Krasnodębski przyznał, że jest to stanowisko reprezentacyjne. Nie jest to stanowisko bardzo decyzyjne, gdyż te bardziej poważne decyzje zapadają na poziomie grup politycznych czy komisji PE - zaznaczył. Będę się starał jak najlepiej używać takiej "miękkiej siły" związanej z tym bez wątpienia prestiżowym stanowiskiem - dodał.

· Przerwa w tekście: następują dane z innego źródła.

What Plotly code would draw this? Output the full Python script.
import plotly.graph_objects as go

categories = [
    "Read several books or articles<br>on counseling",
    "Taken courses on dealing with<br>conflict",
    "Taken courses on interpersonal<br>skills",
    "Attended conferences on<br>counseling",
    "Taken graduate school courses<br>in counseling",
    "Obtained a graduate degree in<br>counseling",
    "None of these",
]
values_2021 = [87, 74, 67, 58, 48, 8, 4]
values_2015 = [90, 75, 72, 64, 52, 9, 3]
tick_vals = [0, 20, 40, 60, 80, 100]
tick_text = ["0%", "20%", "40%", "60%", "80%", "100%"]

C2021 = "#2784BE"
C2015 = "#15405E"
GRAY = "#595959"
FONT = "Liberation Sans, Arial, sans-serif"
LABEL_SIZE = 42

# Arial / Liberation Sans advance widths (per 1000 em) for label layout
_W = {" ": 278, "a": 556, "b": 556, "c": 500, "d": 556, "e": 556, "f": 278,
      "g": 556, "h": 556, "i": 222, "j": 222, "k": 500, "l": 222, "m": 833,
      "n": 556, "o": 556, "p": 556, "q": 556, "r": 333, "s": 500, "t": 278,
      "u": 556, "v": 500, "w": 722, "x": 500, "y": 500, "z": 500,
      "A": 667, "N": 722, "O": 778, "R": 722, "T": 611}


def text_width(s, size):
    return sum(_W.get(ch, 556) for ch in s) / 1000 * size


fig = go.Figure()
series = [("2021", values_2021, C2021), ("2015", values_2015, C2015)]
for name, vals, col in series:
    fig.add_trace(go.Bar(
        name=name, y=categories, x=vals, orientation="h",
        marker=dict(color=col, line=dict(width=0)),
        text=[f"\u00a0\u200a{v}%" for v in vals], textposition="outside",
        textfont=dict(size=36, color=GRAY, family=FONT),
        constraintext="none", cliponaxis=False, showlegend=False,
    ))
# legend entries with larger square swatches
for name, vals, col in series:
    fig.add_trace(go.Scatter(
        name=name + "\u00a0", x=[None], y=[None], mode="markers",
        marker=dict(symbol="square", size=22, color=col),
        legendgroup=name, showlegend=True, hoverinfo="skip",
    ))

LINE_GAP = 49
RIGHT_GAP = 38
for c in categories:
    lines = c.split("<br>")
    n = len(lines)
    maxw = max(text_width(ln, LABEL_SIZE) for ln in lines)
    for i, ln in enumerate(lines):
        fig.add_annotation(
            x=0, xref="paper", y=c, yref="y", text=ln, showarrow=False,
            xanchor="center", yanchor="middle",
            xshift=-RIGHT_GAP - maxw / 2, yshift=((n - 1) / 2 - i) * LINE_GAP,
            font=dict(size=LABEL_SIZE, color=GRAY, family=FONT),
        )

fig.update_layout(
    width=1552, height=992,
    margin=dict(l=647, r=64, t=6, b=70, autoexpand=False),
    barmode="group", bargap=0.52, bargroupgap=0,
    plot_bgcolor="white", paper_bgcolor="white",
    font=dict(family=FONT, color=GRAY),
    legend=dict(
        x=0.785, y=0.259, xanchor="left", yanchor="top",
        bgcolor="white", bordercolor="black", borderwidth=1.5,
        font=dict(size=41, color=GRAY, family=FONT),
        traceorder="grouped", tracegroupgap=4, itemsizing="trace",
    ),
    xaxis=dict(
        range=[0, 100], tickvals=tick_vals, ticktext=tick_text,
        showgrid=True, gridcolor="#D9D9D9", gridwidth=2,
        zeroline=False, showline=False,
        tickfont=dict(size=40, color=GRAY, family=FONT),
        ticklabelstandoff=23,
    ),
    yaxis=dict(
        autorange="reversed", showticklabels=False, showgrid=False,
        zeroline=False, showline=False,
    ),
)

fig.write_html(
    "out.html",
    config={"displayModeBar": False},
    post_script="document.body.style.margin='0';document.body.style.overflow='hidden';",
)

Fakt, że posługuję się sprawie dwoma językami, i trzema trochę mniej sprawnie, będzie pomagać w negocjacjach zakulisowych - deklaruje europoseł PiS. Krasnodębski znany jest z tego, że z eurodeputowanymi innych frakcji (ma wielu przyjaciół wśród eurodeputowanych niemieckiej CDU, która należy razem z PO do grupy Europejskiej Partii Ludowej) potrafi wypracować kompromisy, a gdy trzeba dbać o interes Polski jest - nieprzejednany. 

Europoseł PiS zasiada w komisji ds. przemysłu i pilnuje sprawy Nord Stream 2. Współpracę z nim w tej dziedzinie chwalą sobie współpracownicy Jerzego Buzka z PO, który jest sprawozdawcą PE w sprawie mogącej opóźnić wybudowanie NS2 - nowelizacji unijnej dyrektywy gazowej. 

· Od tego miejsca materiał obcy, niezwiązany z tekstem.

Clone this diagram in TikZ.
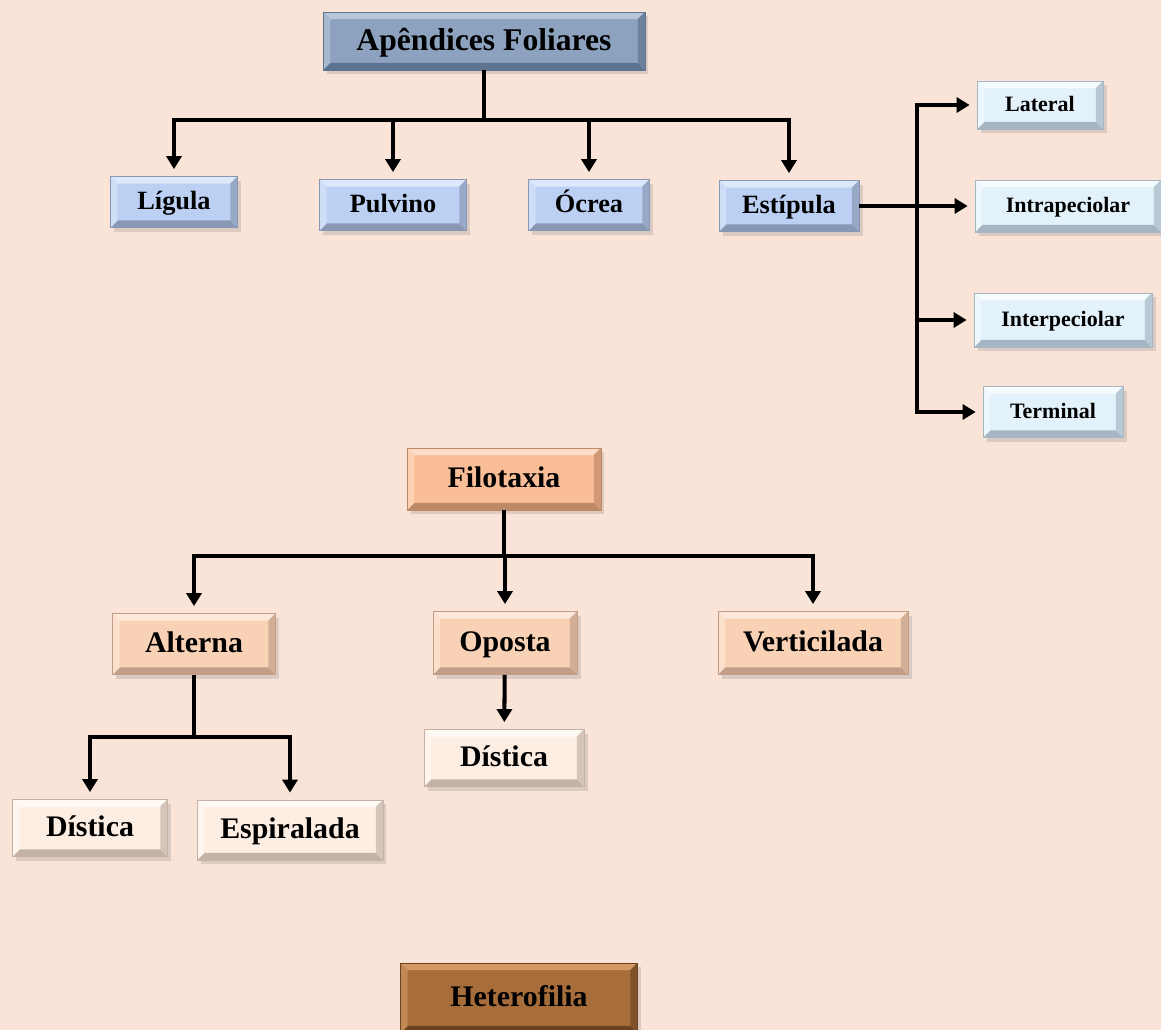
\documentclass[tikz,border=0pt]{standalone}
\usepackage{fontspec}
\setmainfont{Liberation Serif}
\usepackage{xcolor}
\usepackage{tikz}
\usetikzlibrary{arrows.meta,positioning,shadows,calc}
\definecolor{bgpeach}{HTML}{FAE4D7}
\definecolor{apfC}{HTML}{8DA2BE}\definecolor{apfL}{HTML}{B8C6DA}\definecolor{apfD}{HTML}{5E7390}
\definecolor{subC}{HTML}{BBD0F2}\definecolor{subL}{HTML}{DDE8FA}\definecolor{subD}{HTML}{8898B4}
\definecolor{stiC}{HTML}{E3F1FB}\definecolor{stiL}{HTML}{F6FBFE}\definecolor{stiD}{HTML}{A6B6C4}
\definecolor{filC}{HTML}{F9BE97}\definecolor{filL}{HTML}{FCDCC6}\definecolor{filD}{HTML}{BD8966}
\definecolor{typC}{HTML}{F9D2B6}\definecolor{typL}{HTML}{FDE9DB}\definecolor{typD}{HTML}{C29E88}
\definecolor{arrC}{HTML}{FDEEE4}\definecolor{arrL}{HTML}{FFF9F4}\definecolor{arrD}{HTML}{C4B2A6}
\definecolor{hetC}{HTML}{A76D3A}\definecolor{hetL}{HTML}{D39A66}\definecolor{hetD}{HTML}{6B431F}
\tikzset{
  bevel/.style n args={3}{fill=#1, draw=#3, line width=0.4pt,
    path picture={
      \path (path picture bounding box.north west) coordinate (bnw)
            (path picture bounding box.south east) coordinate (bse);
      \fill[#2] (bnw) -- (bse |- bnw) -- ([shift={(-4pt,-4pt)}]bse |- bnw) -- ([shift={(4pt,-4pt)}]bnw) -- cycle;
      \fill[#3] (bse) -- (bnw |- bse) -- ([shift={(4pt,4pt)}]bnw |- bse) -- ([shift={(-4pt,4pt)}]bse) -- cycle;
      \fill[#3!70!#1] (bse) -- (bse |- bnw) -- ([shift={(-4pt,-4pt)}]bse |- bnw) -- ([shift={(-4pt,4pt)}]bse) -- cycle;
      \fill[#2!60!#1] (bnw) -- (bnw |- bse) -- ([shift={(4pt,4pt)}]bnw |- bse) -- ([shift={(4pt,-4pt)}]bnw) -- cycle;
    }},
  box/.style={inner sep=0pt, align=center, text=black,
    drop shadow={shadow xshift=2pt, shadow yshift=-2.5pt, opacity=0.25}},
  headbox/.style={box, bevel={apfC}{apfL}{apfD}, font=\fontsize{18}{21}\selectfont\bfseries,
    text height=14.4pt, text depth=3.6pt},
  partbox/.style={box, bevel={subC}{subL}{subD}, font=\fontsize{15}{18}\selectfont\bfseries,
    text height=12pt, text depth=3pt},
  stipbox/.style={box, bevel={stiC}{stiL}{stiD}, font=\fontsize{12.5}{15}\selectfont\bfseries,
    text height=10pt, text depth=2.5pt},
  filbox/.style={box, bevel={filC}{filL}{filD}, font=\fontsize{17}{20}\selectfont\bfseries,
    text height=13.6pt, text depth=3.4pt},
  typbox/.style={box, bevel={typC}{typL}{typD}, font=\fontsize{17}{20}\selectfont\bfseries,
    text height=13.6pt, text depth=3.4pt},
  arrbox/.style={box, bevel={arrC}{arrL}{arrD}, font=\fontsize{17}{20}\selectfont\bfseries,
    text height=13.6pt, text depth=3.4pt},
  hetbox/.style={box, bevel={hetC}{hetL}{hetD}, font=\fontsize{17}{20}\selectfont\bfseries,
    text height=13.6pt, text depth=3.4pt},
  line/.style={line width=2.3pt, black},
  arrow/.style={line, -{Triangle[length=2.6mm, width=3mm]}, shorten >=4pt}
}
\begin{document}
\begin{tikzpicture}[x=0.02cm, y=-0.02cm]
  \fill[bgpeach] (0,0) rectangle (1161,1030);
  \useasboundingbox (0,0) rectangle (1161,1030);

  % apendices foliares
  \node[headbox, minimum width=6.44cm, minimum height=1.16cm] (apf) at (484,41) {Apêndices Foliares};
  \node[partbox, minimum width=2.54cm, minimum height=1.02cm] (lig) at (174,202) {Lígula};
  \node[partbox, minimum width=2.94cm, minimum height=1.02cm] (pul) at (393,205) {Pulvino};
  \node[partbox, minimum width=2.42cm, minimum height=1.02cm] (ocr) at (589,205) {Ócrea};
  \node[partbox, minimum width=2.80cm, minimum height=1.02cm] (est) at (789,206) {Estípula};
  \node[stipbox, minimum width=2.52cm, minimum height=0.96cm] (lat) at (1040,105) {Lateral};
  \node[stipbox, minimum width=3.72cm, minimum height=1.04cm] (intra) at (1068,206) {Intrapeciolar};
  \node[stipbox, minimum width=3.56cm, minimum height=1.08cm] (inter) at (1063,320) {Interpeciolar};
  \node[stipbox, minimum width=2.80cm, minimum height=1.02cm] (ter) at (1053,412) {Terminal};
  \coordinate (j1) at (484,120);
  \coordinate (j2) at (917,206);
  \draw[line] (apf) -- (j1);
  \foreach \n in {lig,pul,ocr,est}
    \draw[arrow] (j1) -| (\n);
  \draw[line] (est) -- (j2);
  \foreach \n in {lat,intra,inter,ter}
    \draw[arrow] (j2) |- (\n);

  % filotaxia
  \node[filbox, minimum width=3.88cm, minimum height=1.24cm] (fil) at (504,479) {Filotaxia};
  \node[typbox, minimum width=3.26cm, minimum height=1.22cm] (alt) at (194,644) {Alterna};
  \node[typbox, minimum width=2.88cm, minimum height=1.26cm] (opo) at (505,643) {Oposta};
  \node[typbox, minimum width=3.80cm, minimum height=1.26cm] (ver) at (813,643) {Verticilada};
  \node[arrbox, minimum width=3.20cm, minimum height=1.14cm] (disb) at (504,758) {Dística};
  \node[arrbox, minimum width=3.10cm, minimum height=1.14cm] (disa) at (90,828) {Dística};
  \node[arrbox, minimum width=3.72cm, minimum height=1.20cm] (esp) at (290,830) {Espiralada};
  \coordinate (j3) at (504,556);
  \coordinate (j4) at (194,737);
  \draw[line] (fil) -- (j3);
  \foreach \n in {alt,opo,ver}
    \draw[arrow] (j3) -| (\n);
  \draw[line] (alt) -- (j4);
  \foreach \n in {disa,esp}
    \draw[arrow] (j4) -| (\n);
  \draw[arrow] (opo) -- (disb);

  % heterofilia
  \node[hetbox, minimum width=4.74cm, minimum height=1.40cm] (het) at (519,998) {Heterofilia};
\end{tikzpicture}
\end{document}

Czarnecki stracił stanowisko w środę. Była to konsekwencja konfliktu między politykiem PiS a europosłanką PO Różą Thun. 

Czarnecki w związku z jej wystąpieniem w krytycznym wobec rządzących w Polsce filmie francusko-niemieckiej telewizji Arte i słów "jak tak dalej pójdzie nastanie dyktatura" porównał ją do szmalcownika. Liderzy większości frakcji w PE uznali to za "przekroczenie czerwonej linii" i zawnioskowali o dymisję.